Domestic terrorismIntelligence experts: Recent attacks on U.S. government buildings are indeed terrorism

Published 15 March 2010

DHS secretary Janet Napolitano said Joseph Stack’s suicide attack on the IRS building in Austin was not an act of terrorism because he acted as a lone wolf; an intelligence think tank’s experts disagree: the definition of a violent act as an act of terrorism has nothing to do with the number of casualties, foreign ties, or absence of a conspiracy; what matters is whether or not the perpetrator’s motivation was to coerce a population or a government to change policy because of political, religious, or ideological beliefs

Last week, DHS secretary Janet Napolitano said on a Washington, D.C., radio that show and said that Joseph Stack’s suicide small-plane attack against the IRS building in Austin, Texas, was not terrorism. “To our belief, he was a lone wolf,” Napolitano said. “He used a terrorist tactic, but an individual who uses a terrorist tactic doesn’t necessarily mean they are part of an organized group attempting an attack on the United States.”

A private intelligence begs to differ.

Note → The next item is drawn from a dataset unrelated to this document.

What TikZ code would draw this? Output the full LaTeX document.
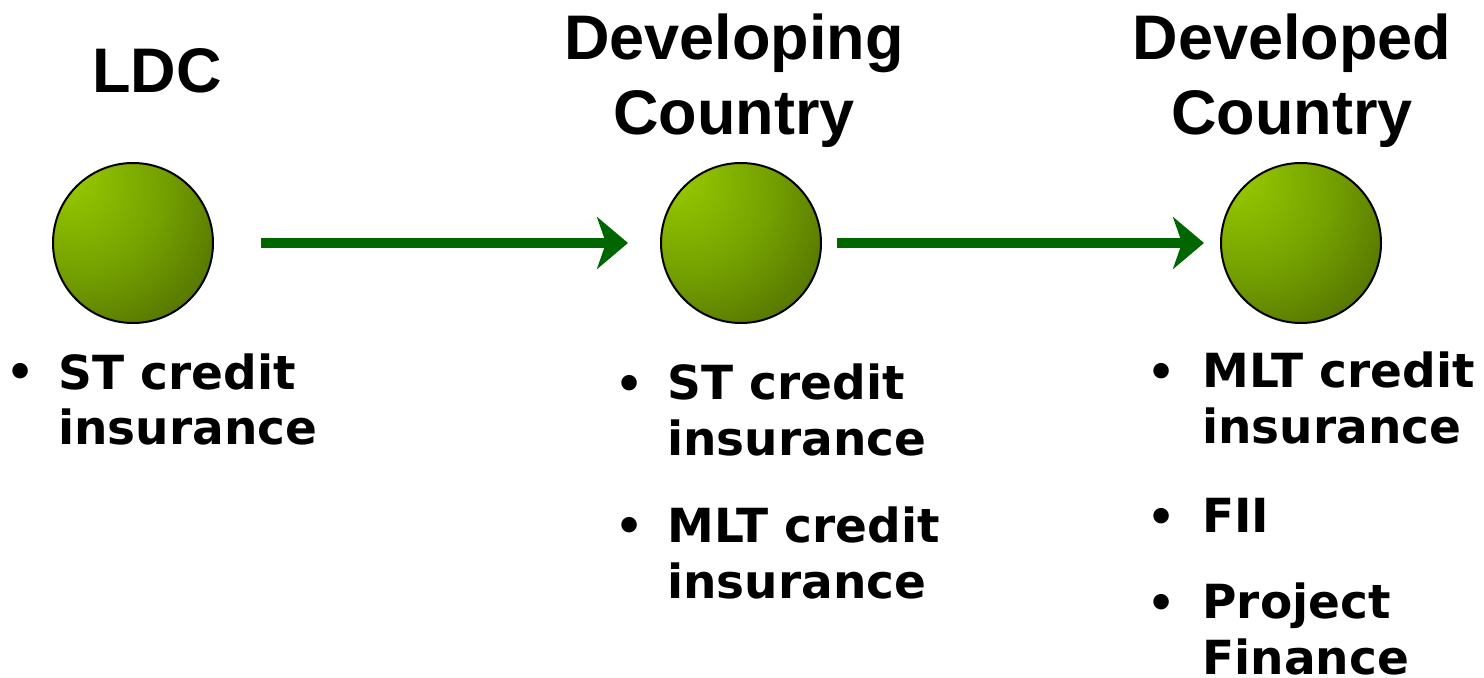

Washington, D.C.-based Stratfor issued a report last week, titled Terrorism: Defining a Tactic, arguing that the recent attacks against U.S. government and military locations are examples of domestic terrorism, despite what government officials and politicians say.

The report examines three recent incidents — Maj. Nidal Malik Hasan’s November 2009 shooting rampage at Fort Hood; Joseph Stack’s suicidal plane crash into an IRS building in Austin, Texas, nearly a month ago; and John Patrick Bedell’s shoot out at the Pentagon last week — and challenges the arguments that say these attacks do not qualify as terrorism.

Arguments used to not classify these attacks as terrorism include the failure to generate large numbers of casualties, a lack of foreign ties and the absence of a larger conspiracy. This dismissal of terrorism as a factor in these attacks ultimately has a long-term impact on past and future investigations, and it also seems to ignore the legal definition, as set out in Title VIII, Section 802 of the USA PATRIOT Act:

Stratfor’s Fred Burton and Ben West, the authors of the report, further note that not defining these incidents as terrorism conflicts with the Patriot Act’s definition of what terrorism is under U.S. law:

[An] act of terrorism means any activity that (A) involves a violent act or an act dangerous to human life that is a violation of the criminal laws of the United States or any State, or that would be a criminal violation if committed within the jurisdiction of the United States or of any State; and (B) appears to be intended (i) to intimidate or coerce a civilian population; (ii) to influence the policy of a government by intimidation or coercion; or (iii) to affect the conduct of a government by assassination or kidnapping.

Matthew Harwood writes that Burton and West disagree with Napolitano’s lone-wolf theory as to why Stack’s attack (but, presumably, also Hasan’s and Bedell’s attacks) should not be regarded as acts of terrorism. First, violent attackers do not have to be part of a larger network or organization to qualify as terrorists, as Napolitano states. Burton and West say lone wolves can be a more dangerous form of terrorist because its harder to detect and deter their attacks. “Theodore Kaczynski (aka the Unabomber) is the archetypal lone-wolf operative who used violent attacks to publicize a social and political message,” the analysts write. “Therefore his violent acts qualify as terrorism.”

 

 

Furthermore, terrorist attacks do not have be catastrophic as 9/11 was. Rather, terrorist attacks historically have been the opposite. “Often these events are no more violent or consequential than a common criminal incident — what sets them apart are the political motivations of their perpetrators,” Burton and West note. “Indeed, catastrophic attacks are the exception to the rule, though the memory of these spectacular incidents is burned indelibly into the public mind.”

Also the geographical source of the attack has no bearing on whether or not an attack is terrorism. As Burton and West point out the majority of attacks historically against the United States have been conducted by domestic groups or individuals, such as Timothy McVeigh’s 1995 bombing of the federal building in Oklahoma City.

Harwood summarizes Sratfor’s argument to say that in the end, what matters most when determining whether or not a terrorist attack has occurred is whether or not the perpetrator’s motivation was to coerce a population or a government to change policy because of political, religious, or ideological beliefs. By this standard, recent attacks qualify, Stratfor says.

According to the definition of terrorism laid out in the USA PATRIOT Act, the cases of Hasan and Stack clearly fit the label of terrorism and Bedell’s is certainly looking that way,” write Burton and West.

Properly categorizing attacks as terrorism is not merely an academic debate, the authors argue. By designating an act that could be terrorism as simply a crime, investigators could miss evidence that suggests trends or further threats. “But not examining the possibility of terrorism in the first place risks overlooking important pieces of information that could prove useful in preventing the next attack, or fully understanding the last one.”